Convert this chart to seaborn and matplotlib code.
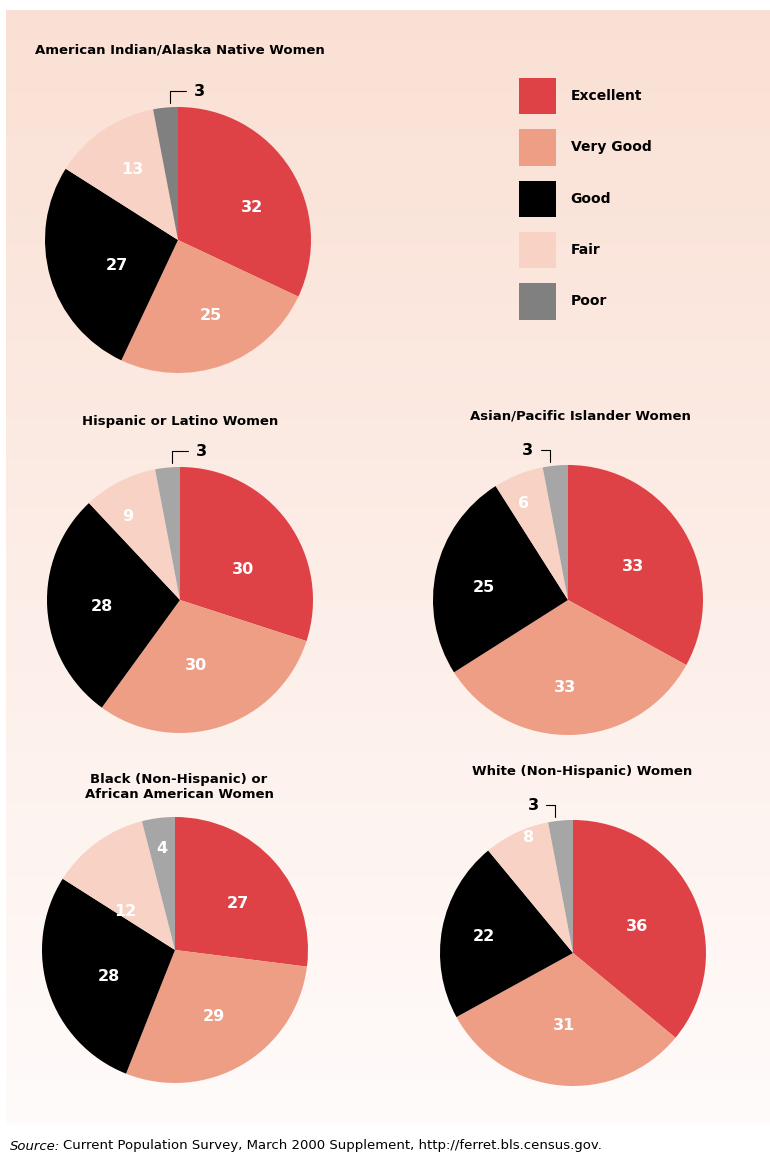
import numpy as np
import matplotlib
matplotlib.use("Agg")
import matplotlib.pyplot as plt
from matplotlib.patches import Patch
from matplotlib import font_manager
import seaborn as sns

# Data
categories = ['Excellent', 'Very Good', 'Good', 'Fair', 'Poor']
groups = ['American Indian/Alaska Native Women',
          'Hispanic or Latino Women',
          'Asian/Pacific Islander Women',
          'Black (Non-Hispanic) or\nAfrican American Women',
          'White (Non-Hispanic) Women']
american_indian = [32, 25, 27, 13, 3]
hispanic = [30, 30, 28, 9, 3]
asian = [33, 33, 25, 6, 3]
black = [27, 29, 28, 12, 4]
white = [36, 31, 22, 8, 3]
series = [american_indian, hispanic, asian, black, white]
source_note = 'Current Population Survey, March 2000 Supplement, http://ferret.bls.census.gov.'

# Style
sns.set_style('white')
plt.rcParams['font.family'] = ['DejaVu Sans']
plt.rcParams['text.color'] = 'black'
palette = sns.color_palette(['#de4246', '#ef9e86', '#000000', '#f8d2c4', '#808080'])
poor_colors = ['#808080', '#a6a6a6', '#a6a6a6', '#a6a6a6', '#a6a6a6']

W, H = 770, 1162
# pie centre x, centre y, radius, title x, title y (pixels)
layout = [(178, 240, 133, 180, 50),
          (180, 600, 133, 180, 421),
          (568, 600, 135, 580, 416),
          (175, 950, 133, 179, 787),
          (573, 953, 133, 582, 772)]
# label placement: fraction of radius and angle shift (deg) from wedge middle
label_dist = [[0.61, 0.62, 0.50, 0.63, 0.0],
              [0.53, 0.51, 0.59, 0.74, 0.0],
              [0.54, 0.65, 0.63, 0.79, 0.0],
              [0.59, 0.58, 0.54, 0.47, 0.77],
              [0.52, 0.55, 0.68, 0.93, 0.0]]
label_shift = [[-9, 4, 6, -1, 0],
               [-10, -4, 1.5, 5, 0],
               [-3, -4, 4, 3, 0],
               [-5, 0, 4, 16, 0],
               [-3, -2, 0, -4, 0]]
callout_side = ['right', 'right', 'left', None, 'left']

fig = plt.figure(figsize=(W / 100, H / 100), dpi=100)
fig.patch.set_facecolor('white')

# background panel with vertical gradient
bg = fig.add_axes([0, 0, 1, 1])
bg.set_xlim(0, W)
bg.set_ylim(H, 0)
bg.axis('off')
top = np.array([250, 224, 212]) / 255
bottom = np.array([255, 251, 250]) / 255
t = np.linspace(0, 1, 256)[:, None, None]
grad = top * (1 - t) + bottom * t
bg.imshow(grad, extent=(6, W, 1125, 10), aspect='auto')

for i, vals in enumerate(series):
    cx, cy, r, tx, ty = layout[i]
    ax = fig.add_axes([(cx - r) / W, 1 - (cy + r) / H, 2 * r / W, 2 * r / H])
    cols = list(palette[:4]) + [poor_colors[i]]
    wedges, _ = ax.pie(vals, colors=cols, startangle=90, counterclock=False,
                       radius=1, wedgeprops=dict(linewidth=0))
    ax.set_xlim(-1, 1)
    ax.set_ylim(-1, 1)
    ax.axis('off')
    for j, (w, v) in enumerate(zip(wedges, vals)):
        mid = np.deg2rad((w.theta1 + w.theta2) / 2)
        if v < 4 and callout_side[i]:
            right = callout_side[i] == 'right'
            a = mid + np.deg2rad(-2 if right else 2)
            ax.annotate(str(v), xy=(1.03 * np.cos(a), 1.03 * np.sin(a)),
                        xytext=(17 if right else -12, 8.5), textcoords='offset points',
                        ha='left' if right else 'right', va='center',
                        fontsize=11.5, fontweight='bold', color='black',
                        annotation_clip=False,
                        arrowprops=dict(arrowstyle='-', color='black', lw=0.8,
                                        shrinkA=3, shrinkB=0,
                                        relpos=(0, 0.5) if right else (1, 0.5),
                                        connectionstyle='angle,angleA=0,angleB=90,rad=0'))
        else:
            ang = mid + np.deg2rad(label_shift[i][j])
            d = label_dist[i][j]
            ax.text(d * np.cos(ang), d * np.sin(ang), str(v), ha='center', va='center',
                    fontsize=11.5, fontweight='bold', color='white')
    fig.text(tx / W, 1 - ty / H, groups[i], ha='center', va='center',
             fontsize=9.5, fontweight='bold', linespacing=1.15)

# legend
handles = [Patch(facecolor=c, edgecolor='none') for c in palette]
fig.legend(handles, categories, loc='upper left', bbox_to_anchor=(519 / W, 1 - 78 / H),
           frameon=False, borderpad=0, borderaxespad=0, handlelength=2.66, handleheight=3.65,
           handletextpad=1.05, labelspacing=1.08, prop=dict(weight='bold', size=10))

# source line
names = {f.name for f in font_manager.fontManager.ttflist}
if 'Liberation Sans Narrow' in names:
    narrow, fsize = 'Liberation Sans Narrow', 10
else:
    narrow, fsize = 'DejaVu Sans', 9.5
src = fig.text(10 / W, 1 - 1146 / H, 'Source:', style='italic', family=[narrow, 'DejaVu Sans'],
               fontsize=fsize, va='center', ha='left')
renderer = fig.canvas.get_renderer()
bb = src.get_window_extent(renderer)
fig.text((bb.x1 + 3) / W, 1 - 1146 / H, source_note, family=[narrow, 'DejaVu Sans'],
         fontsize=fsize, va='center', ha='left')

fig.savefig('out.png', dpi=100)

*EXERCISE DESCRIPTION*:
Repeat, word for word and with no pictures, only the lines running from the beginning of the data to the line that contains "import seaborn as sns".

*THE SOLUTION*:
Convert this chart to seaborn and matplotlib code.
import numpy as np
import matplotlib
matplotlib.use("Agg")
import matplotlib.pyplot as plt
from matplotlib.patches import Patch
from matplotlib import font_manager
import seaborn as sns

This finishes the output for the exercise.